Funny, I have recently laid down pretty much the same recipe. I used the Coopers Canadian, 1kg Dex, 1kg Blackbutt Honey, and the kit yeast. Having tasted the brew after 4 days in the fermenter, it has some inherent bitterness - the Canadian is rated for about 22.8 IBU for a 23L ferment. Im leaving mine until the ferment is almost finished, then taste it to see if it requires any dry hopping. I know this wont add much to the bitterness unless I tea-bag some hops in b oiling water and add the tea, but I think it will be fine, just a few hops for aroma, which you dont get in the pre-hopped kits.
 
Honey flavours tend to come out reasonably subtly so a hop that doesn't overshadow seems appropriate.

Noble hops generally fit that bill. I would try hallertauer or tettnanger. I get a touch of floral and lemon from hall and subtle orange from tett which would both work well with honey too.
 
I've tried a honey beer before but was really disappointed due to the fact that the honey taste was gone and was left with a strong floral flavour.
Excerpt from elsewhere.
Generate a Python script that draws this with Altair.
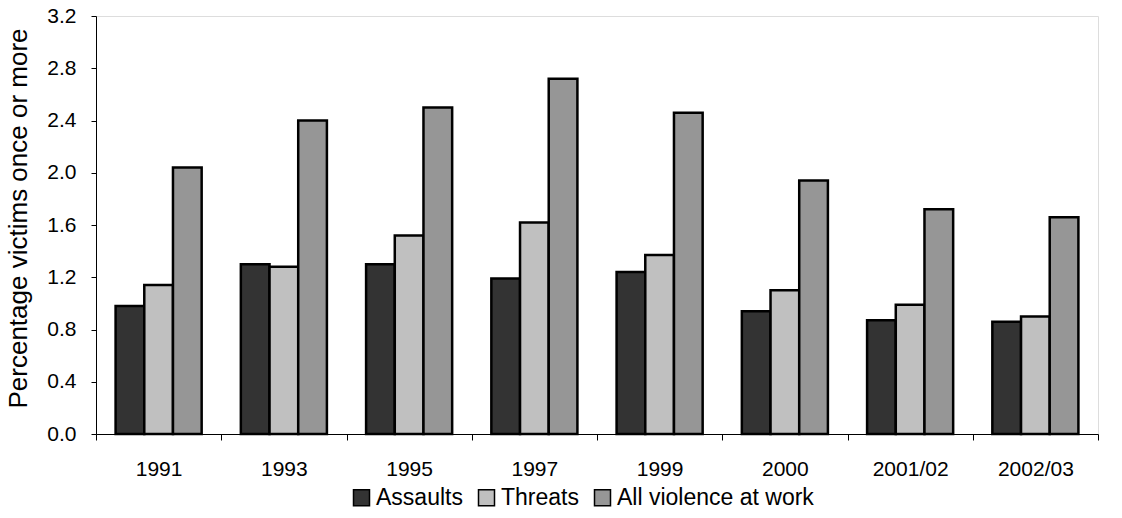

Hope yours turns out better!
 
Looks like I'll give hallertauer a thrash. I'm hoping that should temper the sweetness of the caramunich and honey.

So final (18 litres, give it a test run)
1 x Coopers Canadian Blonde
500gm Coopers LDM
200gm Caramunich II
750gm Honey (Black and gold baby)
10gm @ 20 mins Hallertauer
10gm @ 10 mins Hallertauer


On the right track?
 
i want to brew with honey but would like to use non mass produced honey ( straight from a honey producer ) to get the real floral taste you dont get with supermarket honey isnt that the flavour you are trying to get ?
 
My goals aren't quite that noble. More of a "Hmm, that has a bit of a honey taste"
 
Looks like I'll give hallertauer a thrash. I'm hoping that should temper the sweetness of the caramunich and honey.

So final (18 litres, give it a test run)
1 x Coopers Canadian Blonde
500gm Coopers LDM
200gm Caramunich II
750gm Honey (Black and gold baby)
10gm @ 20 mins Hallertauer
10gm @ 10 mins Hallertauer


On the right track?

I've been thinking of doing something with the Canadian Blonde kit and honey, too. I like the looks of your recipe. Just curious - why 18 litres, not 23?
 
How much honey taste comes through in your beer has a lot to do with the flowers the honey came from.
 
Styrian Goldings for the hop to give some aroma - I tried it in teh Barossa Valley Bee Stung (available from some Dan's), and it works really well. I've used it in a number of my medium and lighter colour ales.

I'm going to put honey in (and I want to get grower produced, not supermarket honey) a dark ale as a flavour adjunct, and use a Windsor Ale Yeast, so that the honey doesn't attenuate out in total. I think it's the only way to keep some of the flavour there. Same goes for the cherry I'm putting it. I don't want the whole lot to be eaten by the yeast, so getting a less vigorous yeast (and storing it in my cellar).
 
For the past 2 years I have been regularly making beer using honey. However, I use either Coopers Real Ale, Coopers lager or Coopers Draught with about 500 g of honey. I have used mass supermarket honey, premium honey and honey straight from an apiarist. I add no extra dextrose.

The results have all been excellent. The best have been with the premium honey (all from the one tree/flower) and the apiarist honey. One I made with premium honey (600 g) was a rocket fuel. It was the tastiest of all, with just a hint of honey (sweet) taste and an alcohol content of about 6.7% in bottles.

I use honey in 50% of my beers and can certainly recommend it, although keeping it simple seems to work very well.